THE EXERCISE :: Find how many lines hold the word "chart". Give only the number.

DATASET CONTENT ::

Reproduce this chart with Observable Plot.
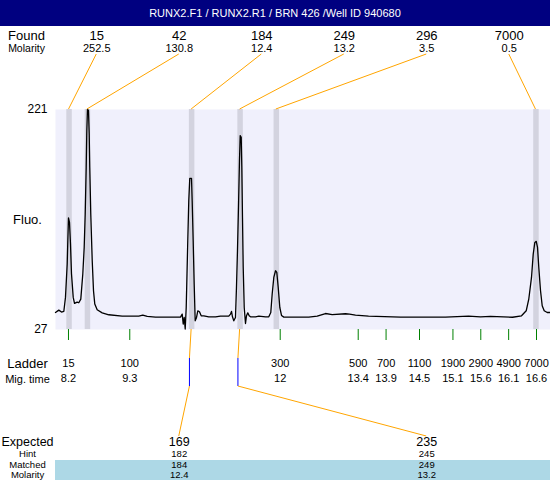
<!DOCTYPE html>
<html><head><meta charset="utf-8">
<script src="https://cdn.jsdelivr.net/npm/d3@7"></script>
<script src="https://cdn.jsdelivr.net/npm/@observablehq/plot@0.6"></script>
<style>
body{margin:0;background:#fff;font-family:"Liberation Sans",Arial,sans-serif;}
#title{width:550px;height:26px;background:#000080;color:#fff;font-size:11px;line-height:27px;text-align:center;}
#chart svg{display:block;}
</style></head><body>
<div id="title">RUNX2.F1 / RUNX2.R1 / BRN 426 /Well ID 940680</div>
<div id="chart"></div>
<script>
const timeRange = [7.967, 16.851];
const fluoRange = [27, 221];
const foundSizes = [15, 42, 184, 249, 296, 7000];
const foundMolarity = [252.5, 130.8, 12.4, 13.2, 3.5, 0.5];
const foundTimes = [8.21, 8.54, 10.41, 11.28, 11.93, 16.59];
const ladderSizes = [15, 100, 300, 500, 700, 1100, 1900, 2900, 4900, 7000];
const ladderTimes = [8.2, 9.3, 12, 13.4, 13.9, 14.5, 15.1, 15.6, 16.1, 16.6];
const expectedSizes = [169, 235];
const hintSizes = [182, 245];
const matchedSizes = [184, 249];
const matchedMolarity = [12.4, 13.2];
const matchedTimes = [10.41, 11.28];
const hintTimes = [10.38, 11.25];
const traceTime = [7.967,8.026,8.075,8.116,8.146,8.177,8.188,8.200,8.218,8.236,8.254,8.285,8.308,8.356,8.385,8.421,8.457,8.482,8.500,8.518,8.529,8.541,8.559,8.572,8.582,8.600,8.626,8.649,8.672,8.715,8.805,8.924,9.164,9.462,9.534,9.613,9.762,10.210,10.241,10.259,10.277,10.295,10.313,10.323,10.341,10.359,10.377,10.408,10.420,10.438,10.456,10.474,10.498,10.521,10.551,10.582,10.629,10.718,10.839,10.928,11.077,11.108,11.126,11.143,11.167,11.197,11.215,11.233,11.251,11.269,11.282,11.300,11.311,11.323,11.336,11.354,11.377,11.395,11.418,11.443,11.467,11.557,11.616,11.736,11.795,11.831,11.856,11.885,11.916,11.939,11.964,11.993,12.023,12.065,12.275,12.513,12.664,12.813,12.933,13.172,13.244,13.351,13.585,14.159,14.967,15.380,15.595,15.775,16.169,16.331,16.415,16.462,16.510,16.541,16.570,16.595,16.618,16.641,16.672,16.702,16.738,16.792,16.851];
const traceFluo = [42.0,44.1,42.4,42.9,55.3,84.7,105.3,125.4,121.5,102.4,76.2,55.3,50.0,51.2,50.6,53.8,75.9,99.4,128.9,170.0,202.5,221.0,220.1,199.5,170.0,128.9,87.7,61.2,49.4,44.4,41.7,40.0,38.8,38.8,39.7,38.5,37.9,37.9,40.6,31.8,37.6,27.4,46.4,67.1,105.3,140.6,160.3,160.3,140.6,105.3,67.1,34.7,37.6,43.5,42.6,39.1,39.1,38.2,38.2,38.8,38.8,40.6,42.9,38.2,34.7,37.6,64.1,96.5,134.7,176.0,198.0,196.5,170.0,125.9,81.7,46.4,32.3,39.1,41.7,39.1,38.2,38.2,38.8,38.2,38.2,42.0,58.3,72.9,78.8,77.3,64.1,46.4,39.4,37.9,37.9,37.9,38.8,41.1,40.2,40.9,40.6,39.7,38.8,37.9,37.9,38.8,38.2,38.6,37.8,39.1,43.5,54.1,72.9,93.6,103.8,104.7,99.4,81.7,61.2,47.9,43.5,42.0,42.0];

const trace = traceTime.map((t, i) => ({time: t, fluo: traceFluo[i]}));
const sizeByTime = new Map(ladderTimes.map((t, i) => [t, ladderSizes[i]]));
const slot = (i, n) => timeRange[0] + (i + 0.5) / n * (timeRange[1] - timeRange[0]);
const ORANGE = "#ffa500";

const guides = (index, {x}, values, {width, height, marginTop, marginBottom, marginLeft}) => {
  const top = marginTop, bottom = height - marginBottom;
  const g = d3.create("svg:g").attr("fill", "none").attr("stroke-width", 1);
  g.append("rect").attr("x", marginLeft).attr("y", height - 20)
    .attr("width", width - marginLeft).attr("height", 20).attr("fill", "#add8e6");
  foundTimes.forEach((t, i) => {
    g.append("line").attr("x1", x(slot(i, 6))).attr("y1", top - 55)
      .attr("x2", x(t)).attr("y2", top).attr("stroke", ORANGE);
  });
  matchedTimes.forEach((t, i) => {
    const xh = x(hintTimes[i]);
    g.append("line").attr("x1", x(t)).attr("y1", bottom).attr("x2", xh).attr("y2", bottom + 29).attr("stroke", ORANGE);
    g.append("line").attr("x1", xh).attr("y1", bottom + 29).attr("x2", xh).attr("y2", bottom + 57).attr("stroke", "#0000ff");
    g.append("line").attr("x1", xh).attr("y1", bottom + 57).attr("x2", x(slot(i, 2))).attr("y2", bottom + 107).attr("stroke", ORANGE);
  });
  return g.node();
};

const chart = Plot.plot({
  width: 550, height: 454,
  marginLeft: 55, marginRight: 0, marginTop: 83, marginBottom: 151,
  x: {domain: timeRange},
  y: {domain: fluoRange},
  style: {fontFamily: "'Liberation Sans', Arial, sans-serif", fontSize: "11px", background: "white", overflow: "visible", color: "black"},
  marks: [
    Plot.frame({fill: "#f0f0fc", stroke: "none"}),
    Plot.ruleX(foundTimes, {x: d => d, stroke: "#d3d3df", strokeWidth: 5.5}),
    Plot.line(trace, {x: "time", y: "fluo", stroke: "black", strokeWidth: 1.3}),
    guides,
    Plot.axisY(fluoRange, {tickSize: 0, tickPadding: 8, fontSize: 12, label: null, fill: "black"}),
    Plot.text(["Fluo."], {frameAnchor: "left", dx: -28, textAnchor: "middle", fontSize: 13, fill: "black"}),
    Plot.axisX(ladderTimes, {tickSize: 11, tickPadding: 19, stroke: "#008000", fill: "black", fontSize: 11, tickFormat: d => String(sizeByTime.get(d)), label: null}),
    Plot.axisX(ladderTimes, {tickSize: 0, tickPadding: 45, fill: "black", fontSize: 11, tickFormat: d => String(d), label: null}),
    Plot.text(["Ladder"], {frameAnchor: "bottom-left", dx: -28, dy: 38.5, lineAnchor: "bottom", textAnchor: "middle", fontSize: 13, fill: "black"}),
    Plot.text(["Mig. time"], {frameAnchor: "bottom-left", dx: -28, dy: 53.5, lineAnchor: "bottom", textAnchor: "middle", fontSize: 11, fill: "black"}),
    Plot.text(["Found"], {frameAnchor: "top-left", dx: -29, dy: -70, lineAnchor: "bottom", textAnchor: "middle", fontSize: 13, fill: "black"}),
    Plot.text(["Molarity"], {frameAnchor: "top-left", dx: -29, dy: -58, lineAnchor: "bottom", textAnchor: "middle", fontSize: 10.5, fill: "black"}),
    Plot.text(foundSizes, {x: (d, i) => slot(i, 6), text: d => String(d), frameAnchor: "top", dy: -70, lineAnchor: "bottom", fontSize: 13, fill: "black"}),
    Plot.text(foundMolarity, {x: (d, i) => slot(i, 6), text: d => String(d), frameAnchor: "top", dy: -58, lineAnchor: "bottom", fontSize: 11, fill: "black"}),
    Plot.text(["Expected"], {frameAnchor: "bottom-left", dx: -28, dy: 116.5, lineAnchor: "bottom", textAnchor: "middle", fontSize: 12.5, fill: "black"}),
    Plot.text(["Hint"], {frameAnchor: "bottom-left", dx: -28, dy: 127.5, lineAnchor: "bottom", textAnchor: "middle", fontSize: 9.5, fill: "black"}),
    Plot.text(["Matched"], {frameAnchor: "bottom-left", dx: -28, dy: 138.1, lineAnchor: "bottom", textAnchor: "middle", fontSize: 9.5, fill: "black"}),
    Plot.text(["Molarity"], {frameAnchor: "bottom-left", dx: -28, dy: 148.8, lineAnchor: "bottom", textAnchor: "middle", fontSize: 9.5, fill: "black"}),
    Plot.text(expectedSizes, {x: (d, i) => slot(i, 2), text: d => String(d), frameAnchor: "bottom", dy: 116.5, lineAnchor: "bottom", fontSize: 12.5, fill: "black"}),
    Plot.text(hintSizes, {x: (d, i) => slot(i, 2), text: d => String(d), frameAnchor: "bottom", dy: 127.5, lineAnchor: "bottom", fontSize: 9.5, fill: "black"}),
    Plot.text(matchedSizes, {x: (d, i) => slot(i, 2), text: d => String(d), frameAnchor: "bottom", dy: 138.1, lineAnchor: "bottom", fontSize: 9.5, fill: "black"}),
    Plot.text(matchedMolarity, {x: (d, i) => slot(i, 2), text: d => String(d), frameAnchor: "bottom", dy: 148.8, lineAnchor: "bottom", fontSize: 9.5, fill: "black"})
  ]
});
document.getElementById("chart").appendChild(chart);
</script></body></html>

EXERCISE ANSWER :: 5